“Of course there really is no country of dreams that also exists outside the dreams.”
I read Peter Behrens’ Law of Dreams several years ago and thoroughly enjoyed the story and the writing. When The O’Briens was published I was excited to read another of Behrens’ novels but the story fell short for me and I ended up abandoning it before finishing. When I read about Carry Me I was tentative to try it but I am so glad I did. This novel has such a nice pace to both the writing and to the story. This story also has an exceptionally satisfying ending – something that I find to be incredibly rare in the novels I choose to read.
With a narrative that moves back and forth in time, Carry Me follows Billy, his parents and Karin, the daughter of close family friends and employers, through Europe during the two World Wars. Throughout the story Billy and Karin both dream of escaping their war-torn lives to freedom, space and open air in El Llano; a place they believe to exist only in the American novels they read. One of the most striking aspects of this story is the way the narrative moves seamlessly between the First and Second World Wars. Because Billy narrates the entire story as it happened it the past, it is not always immediately evident which era he is describing and it gives the story a bit of a disorienting and dream-like state at several points where I was unsure how old the characters were or where the story was taking place. I really enjoyed the effect this had on the narrative.
I also really appreciated Billy’s narrative style. Like I said, Billy was re-telling the story of his childhood and young adulthood. Frequently throughout the story, Billy directly addresses the readers, for example, when he tells us that he won’t explain the nitty-gritty family details because he doesn’t want to bore us with genealogy, when he promises to be honest, or when he explains his choice to incorporate letters, telegrams and diary entries because he wants us to be able to hear the real voices of the characters. Perhaps most interesting is the way Billy readily admits his own unreliability as a narrator – something I can’t remember ever having come across in other novels I have read.

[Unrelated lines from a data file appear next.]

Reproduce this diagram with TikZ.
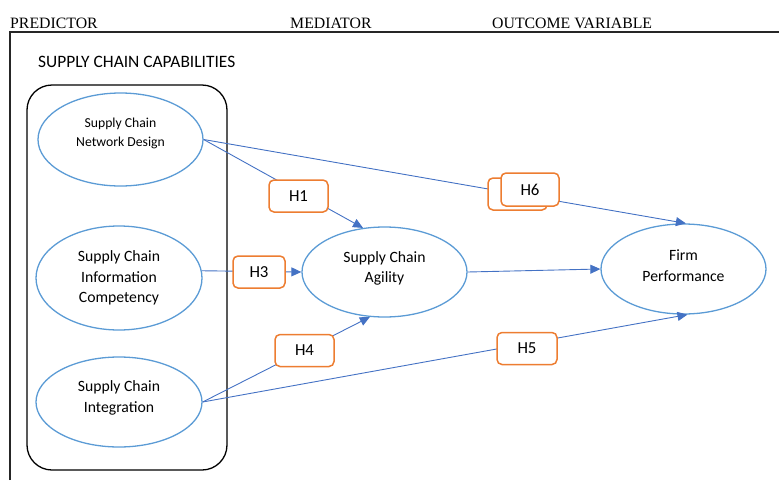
\documentclass[tikz,border=0pt]{standalone}
\usepackage{fontspec}
\setmainfont{Carlito}
\newfontfamily\hdrfont{Liberation Serif}
\usetikzlibrary{shapes.geometric,arrows.meta}
\definecolor{ellblue}{HTML}{5B9BD5}
\definecolor{arrblue}{HTML}{4472C4}
\definecolor{hor}{HTML}{ED7D31}
\definecolor{frame}{HTML}{262626}
\begin{document}
\begin{tikzpicture}[x=1pt,y=-1pt,
  ell/.style={draw=ellblue, line width=1.3pt, ellipse, inner sep=0pt},
  etxt/.style={align=center, inner sep=0pt, font=\fontsize{15.7}{20.5}\selectfont},
  hyp/.style={draw=hor, line width=1.5pt, rounded corners=5pt, fill=white,
              minimum width=59pt, minimum height=32pt, inner sep=0pt,
              font=\fontsize{16.8}{20}\selectfont},
  conn/.style={draw=arrblue, line width=0.9pt, -{Triangle[length=10pt,width=9pt]}},
  hdr/.style={anchor=base west, inner sep=0pt, font=\hdrfont\fontsize{15.8}{18}\selectfont}]
\useasboundingbox (0,0) rectangle (779,480);

% headers and frame
\node[hdr] (hpred) at (10,28) {PREDICTOR};
\node[hdr] (hmed) at (290,28) {MEDIATOR};
\node[hdr] (hout) at (492,28) {OUTCOME VARIABLE};
\draw[frame, line width=1.6pt] (10,480) -- (10,32) -- (779,32);
\node[anchor=base west, inner sep=0pt, font=\fontsize{17.4}{20}\selectfont] (scclabel) at (38,67) {SUPPLY CHAIN CAPABILITIES};

% capabilities group box
\node[draw=black, line width=1.3pt, rounded corners=25pt, minimum width=200pt,
      minimum height=385pt, inner sep=0pt] (scc) at (127,277.5) {};

% ellipses
\node[ell, minimum width=165pt, minimum height=93pt] (scnd) at (120.5,139.5) {};
\node[etxt, font=\fontsize{13.7}{18.5}\selectfont] (scndt) at (120.5,133.5) {Supply Chain\\Network Design};
\node[ell, minimum width=166pt, minimum height=104pt] (scic) at (119,278) {};
\node[etxt] (scict) at (119,278) {Supply Chain\\Information\\Competency};
\node[ell, minimum width=166pt, minimum height=90pt] (sci) at (119,402) {};
\node[etxt] (scit) at (119,398) {Supply Chain\\Integration};
\node[ell, minimum width=165pt, minimum height=90pt] (sca) at (384.5,272) {};
\node[etxt] (scat) at (384.5,268.5) {Supply Chain\\Agility};
\node[ell, minimum width=165pt, minimum height=90pt] (fp) at (683.5,269) {};
\node[etxt] (fpt) at (683.5,265.5) {Firm\\Performance};

% connectors
\draw[conn] (scnd.east) -- (sca.116);
\draw[conn] (scnd.east) -- (fp.87);
\draw[conn] (scic.5) -- (sca.west);
\draw[conn] (sca.east) -- (fp.west);
\draw[conn] (sci.east) -- (sca.252);
\draw[conn] (sci.east) -- (fp.275);

% hypothesis labels
\node[hyp] (h1) at (298.5,196) {H1};
\node[hyp, minimum width=52pt] (h3) at (259,272) {H3};
\node[hyp] (h4) at (304.5,350.5) {H4};
\node[hyp, minimum width=60pt] (h5) at (527,348.5) {H5};
\node[hyp] (h6b) at (517.5,194) {};
\node[hyp, minimum width=58pt, minimum height=33pt] (h6) at (530,189.5) {H6};
\end{tikzpicture}
\end{document}
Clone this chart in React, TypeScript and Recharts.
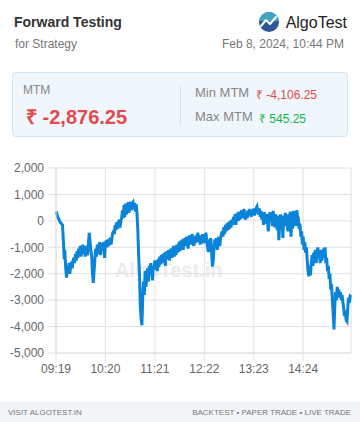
import React from 'react';
import { LineChart, Line, XAxis, YAxis, CartesianGrid } from 'recharts';

// one point per minute, starting 09:19
const startMinute = 9 * 60 + 19;

const mtmValues = [
  350, 280, 150, 100, 30, -50, -80, -120,
  -150, -700, -1300, -1250, -1800, -2150,
  -1700, -1900, -1600, -2000, -1750, -1550, -1800, -1500,
  -1400, -1600, -1250, -1500, -1150, -1400, -1050, -1300, -950, -1350,
  -1100, -900, -1250, -1000, -1350, -950, -1200, -1300, -850,
  -450, -800, -1100, -1300, -2000, -2350, -1900,
  -1450, -1050, -1350, -900, -1250, -950, -800, -1300, -1000, -850,
  -1050, -800, -1400, -850, -750, -1000, -700, -950, -750, -650, -900,
  -650, -450, -400, -500, -150, -350, -50, -300, -100, 50, -250, 0, 100,
  400, 100, 600, 150, 650, 250, 550, 700, 300, 600, 720, 400, 650, 700,
  450, 680, 350, 620, 250,
  -400, -1300, -2000, -3200, -3700, -3950, -2900,
  -2300, -2800, -1900, -2500, -2100,
  -1800, -2300, -1700, -2000, -1600, -1900, -2250, -1700, -1850, -1500, -1750, -1600, -1900,
  -1450, -1750, -1350, -1650, -1300, -1600, -1250, -1550, -1200, -1700,
  -1150, -1450, -1250, -1100, -1500, -1200, -1050, -1400, -1150, -950,
  -1350, -1050, -1300, -900, -1200,
  -1050, -800, -1150, -750, -1000, -700, -1100, -800, -650, -950,
  -600, -850, -1050, -650, -550, -900, -700, -500, -750, -950,
  -600, -850, -550, -800, -450, -750, -600, -900, -550, -800,
  -500, -850, -650,
  -600, -450, -800, -1000, -1180, -700, -900, -650, -1200, -1730,
  -1500, -1000, -700,
  -900, -650, -1100, -800, -600, -950, -700, -500, -400,
  -600, -250, -500, -150, -400, -100, -350, -50, -300, 0, -250, 50, -150, 150,
  0, 250, -150, 200, 300, 0, 350, 50, 250, 400,
  100, 300, 450, 150, 50, 350, 100, 400, 200, 450, 250,
  150, 420, 250, 470, 200, 380, 480, 545.25, 350, 250, 470, 150,
  380, 50, 280, -150, 330, 100, -100, 250, -50, -400, 150, 330,
  0, 280, -200, 380, 50, -250, 250, -50, -350, 200, -730, -200,
  250, -300, 100, -650, 200, -100, 300, -200, 150, -400,
  250, -50, 350, -600, 100, -300, 380, 0, 300, -200, 400, 200,
  100, -300, -100, -600, -400, -900, -600, -1100, -800, -1200, -1000, -1500,
  -1900, -2100, -1700, -2050, -1600, -1300,
  -1700, -1200, -1500, -1100, -1600, -1300, -1000,
  -1400, -1200, -1600, -1100, -1500, -1300, -1050, -1400, -1000,
  -1600, -1400, -1900, -1700, -2200, -2000, -2600, -2400,
  -3000, -3500, -4106.25,
  -3200, -2700, -3000, -2500,
  -2800, -2600, -2900, -2700, -3000, -2800,
  -3100, -3300, -3600, -3400, -3750, -3800,
  -3300, -2900, -3100, -2850, -2876.25,
];

const timeLabels = mtmValues.map((_, i) => {
  const m = startMinute + i;
  return `${String(Math.floor(m / 60)).padStart(2, '0')}:${String(m % 60).padStart(2, '0')}`;
});

const xTicks = ['09:19', '10:20', '11:21', '12:22', '13:23', '14:24'];
const yTicks = [2000, 1000, 0, -1000, -2000, -3000, -4000, -5000];

const chartData = timeLabels.map((time, i) => ({ time, mtm: mtmValues[i] }));

const FONT = '"Liberation Sans", Arial, sans-serif';
const RED = '#e5484d';
const GREEN = '#14b34f';
const GRID = '#e0e0e0';

const Logo = () => (
  <svg width={20} height={20} viewBox="0 0 20 20">
    <defs>
      <clipPath id="lc"><circle cx={10} cy={10} r={10} /></clipPath>
    </defs>
    <g clipPath="url(#lc)">
      <rect x={0} y={0} width={20} height={20} fill="#2f5597" />
      <rect x={0} y={0} width={20} height={9} fill="#3ea8c2" />
    </g>
    <polyline points="2,14 7,8 11,12 17,5" fill="none" stroke="#fff" strokeWidth={2} strokeLinejoin="round" strokeLinecap="round" />
  </svg>
);

export default function App() {
  return (
    <div style={{ position: 'absolute', left: 0, top: 0, width: 360, height: 422, background: '#fff', fontFamily: FONT, overflow: 'hidden' }}>
      {/* header */}
      <div style={{ position: 'absolute', left: 14, top: 14, fontSize: 14, fontWeight: 700, color: '#333' }}>Forward Testing</div>
      <div style={{ position: 'absolute', left: 15, top: 37, fontSize: 12, color: '#777' }}>for Strategy</div>
      <div style={{ position: 'absolute', left: 259, top: 12 }}><Logo /></div>
      <div style={{ position: 'absolute', right: 13, top: 14, fontSize: 16, color: '#222' }}>AlgoTest</div>
      <div style={{ position: 'absolute', right: 16, top: 37, fontSize: 12, color: '#777' }}>Feb 8, 2024, 10:44 PM</div>

      {/* MTM card */}
      <div style={{ position: 'absolute', left: 12, top: 72, width: 334, height: 63, background: '#eff6fc', border: '1px solid #d3e6f5', borderRadius: 4 }}>
        <div style={{ position: 'absolute', left: 10, top: 10, fontSize: 12, color: '#888' }}>MTM</div>
        <div style={{ position: 'absolute', left: 13, top: 30, fontSize: 20, fontWeight: 700, color: RED }}>₹ -2,876.25</div>
        <div style={{ position: 'absolute', left: 167, top: 12, width: 1, height: 40, background: '#cfe1ef' }} />
        <div style={{ position: 'absolute', left: 182, top: 12, fontSize: 13, color: '#888' }}>Min MTM</div>
        <div style={{ position: 'absolute', left: 243, top: 13, fontSize: 12, color: RED }}>₹ -4,106.25</div>
        <div style={{ position: 'absolute', left: 182, top: 36, fontSize: 13, color: '#888' }}>Max MTM</div>
        <div style={{ position: 'absolute', left: 246, top: 37, fontSize: 12, color: GREEN }}>₹ 545.25</div>
      </div>

      {/* watermark */}
      <div style={{ position: 'absolute', left: 115, top: 259, fontSize: 20, fontWeight: 700, color: '#ececec' }}>AlgoTest.in</div>

      <div style={{ position: 'absolute', left: 0, top: 150 }}>
        <LineChart width={360} height={240} data={chartData} margin={{ top: 18, right: 9, left: 0, bottom: 7 }}>
          <CartesianGrid stroke={GRID} />
          <XAxis
            dataKey="time"
            ticks={xTicks}
            interval={0}
            tickSize={8}
            tickMargin={3}
            stroke={GRID}
            tick={{ fill: '#666', fontSize: 12, fontFamily: FONT }}
            height={30}
          />
          <YAxis
            domain={[-5000, 2000]}
            ticks={yTicks}
            width={56}
            tickSize={8}
            tickMargin={4}
            stroke={GRID}
            tick={{ fill: '#666', fontSize: 12, fontFamily: FONT }}
            tickFormatter={(v: number) => v.toLocaleString('en-US')}
          />
          <Line type="linear" dataKey="mtm" stroke="#0a84d8" strokeWidth={3} dot={false} isAnimationActive={false} />
        </LineChart>
      </div>

      {/* footer */}
      <div style={{ position: 'absolute', left: 0, top: 402, width: 360, height: 20, background: '#f2f5f8' }}>
        <div style={{ position: 'absolute', left: 8, top: 6, fontSize: 8, color: '#777' }}>VISIT ALGOTEST.IN</div>
        <div style={{ position: 'absolute', right: 9, top: 6, fontSize: 8, color: '#777' }}>BACKTEST • PAPER TRADE • LIVE TRADE</div>
      </div>
    </div>
  );
}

The plot of this novel is unusual to me in the way that it takes place during the Wars but it is not a story about the wars. I loved the human aspect of this story: the development of Billy from childhood through to adulthood, his descriptions of Karin as a character and the various writings pulled from Karin’s journal. Through Billy and Karin we see a very interesting development in the perception and experience of the wars at two different points in their lives.
While the novel is not really about the wars themselves, the story does take place during the first half of the twentieth century in Europe, so the wars are central to the lives of this story’s characters. Behrens paints an absolutely gut-wrenching portrait of characters – who have long been friends and allies to Billy and Karin – turning to Nazism and causing a wave of fear and disbelief to sweep through these two families. The novel also shows Billy struggle with his own guilt about being a cowardly bystander when he witnesses terrible acts in his own city. These underlying currents of fear, paranoia, guilt, grief and worry created a beautiful tension in this story that brought me right into the minds of these characters.
In all, Carry Me feels vast while simultaneously seeming like very little happens. The calmness and precision of Behrens’ writing allow an incredibly tumultuous time to be brought to life in a way that is not anxiety-provoking, but that instead allows readers into the thoughts and choices of characters who are trying to make their way in a world ravaged by war. In this novel Behrens also illuminates the complex nature of love by exploring not only the ways our families and closest friends can support and protect us but also the ways that, despite their best intentions, they can trap and endanger us.